Which is still essentially nothing. For classical computing you move the timescale from quadrillions of years down to only millions of years. Congratulations.

Wait what? did you even read beyond that point? you are partially quoting to prove that you are right is that what you trying to do here? I repeat my self todays computing power 10^15+ so theoritically if classical computing keeps going forward at the same pace it's advanced with since the 60s we will be looking at 10^30 10^40 Flops in the next decade or two which is enough to crack 128bits in a few seconds and we will move on to 10^70 Flops and beyond in another decade or two from there, that is without taking into consideration anything else! which not even remotly true

No we haven't, no key with 128 bit strength has been brute forced. You can't simply compare key size. A 256 bit ECC key has equivalent strength to a 3,072 bit RSA key and a 128 bit symmetric key/hash. You may be talking about some individual algorithms being cryptographically broken, it is hard to tell because you are all over the place. I already pointed out that is possible but it has nothing to do with

You do really have some reading issues, please reread my sentence, and correct your statement I think I was clear enough, I do understand that I make mistakes from time to time because I'm not an english native speaker but please.

No people like me would have been warning that 56 bits was insufficient due to the fact that it was within 1000x of what current computing power was capable of. That is a far cry from saying 128 bit key strength is secure because it uses energy on a scale that would make brute infeasible. If we pretend the entire Bitcoin network (30 PH/s) "could" brute force symmetric keys at the same speed instead it would be able to brute force an 80 bit symmetric key in about one year. If it was 1000x more powerful it could brute force a 96 bit symmetric key in about a century. If it was a million times powerful it would still take on average a millennium to brute force a 128 bit symmetric key. To do it in a year would require a system which is a billion times more powerful.

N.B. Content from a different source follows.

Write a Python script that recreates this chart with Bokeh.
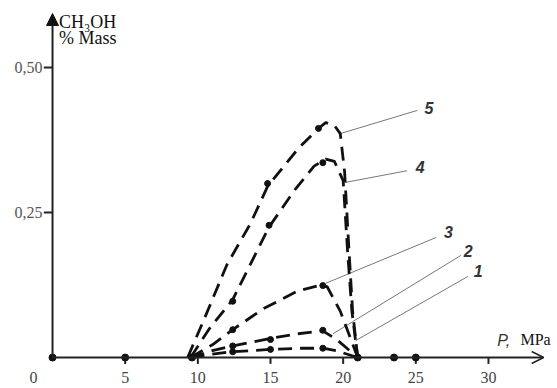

No you woudn't, because people like you did claim the same and it was similar case scenarion in the 80s. And it wasn't x1000 diference I don't even know where are you getting that number from, The Cray Supercomputer from the 80s had 80MFlops or 80x10^6 (The Cray 2 which came in the end of the 80s has 1.2GFlops!) Todays supercomputer for example the Tianhe-2 has a computing power of 34x10^15 ! moving from 56bit to 128 means we squared the difficulty aka (2^56)^2 = 2^128 now if you compare this to computing power and how it is increasing (10^6)^2 = 10^12 <<< 10^15

And again you are taking into consideration CURRENT technology, with CURRENT technology it will take almost infinity to brute force even 128bit not even talking about 256 and I DO NOT DISAGREE WITH THIS, but that's not the point as I've been explaning to you repeatdly you are just being obstined here

None of those (except QC) would do anything more than switching from a teaspoon to a bucket when trying to empty an ocean.

Wrong as proven above.

Proven doesn't mean what you think it means. Proven doesn't mean spouting out false statements, gibberish, and strawmen.

False statement? the one you didn't prove wrong or false? the math calculation? the Flops from the supercomputer trough the decades which part is fasle? I'm sorry but you are loosing even more credibility here.

Dwave's system is not capable of implementing Shor's algorithm. It uses a process called quantum annealing. Quantum Computing isn't some super duper magical bullet which solves all problems all the time. Quantum annealing is a pretty cool concept for solving **certain types of problems** like pathfinding, simulating organic processes, network optimization, etc. It is completely useless for the purposes of breaking cryptographic keys.

On the progress of building a true general purpose quantum computer capable of implementing shor's algorithm the progress has been very slow. 15 was factored in 2001 using Shor's algorithm and a 4 qubits QC. By 2012 that had progressed to factoring 21 in using 5 qubits. One estimate for the total physical qubits (including circuits for error control and correction) necessary for breaking 256 bit ECC is on the order of 40,000 qubits. **We went from 4 to 5 in the space of a decade and the "finish line" is 40,000 qubits.** That could be doubled by switching to a 512 bit curve. Quantum Decoherence is a bitch.

The problem becomes increasingly difficult as the size of the computer grows. It may not be possible to accomplish that in our lifetimes. Wake me up when someone factors 32 bit number using quantum computing. If QC becomes a credible threat Bitcoin can evolve to addresses which use post-quantum cryptography.

That's a whole other debate and the only credible paper about on how DWave computer or how much it is a Quantum Computer is this one

http://arxiv.org/abs/1401.7087But Again DWave is by far not the only one in the field.

As for Quantum Annealing is a LEGIT interpretation of Quantum computing, as we are talking about Quantum-mechanical superposition principale here! And when use Quantum Mechanics principales and Quanta to compute, isn't this what Quantum computing is about?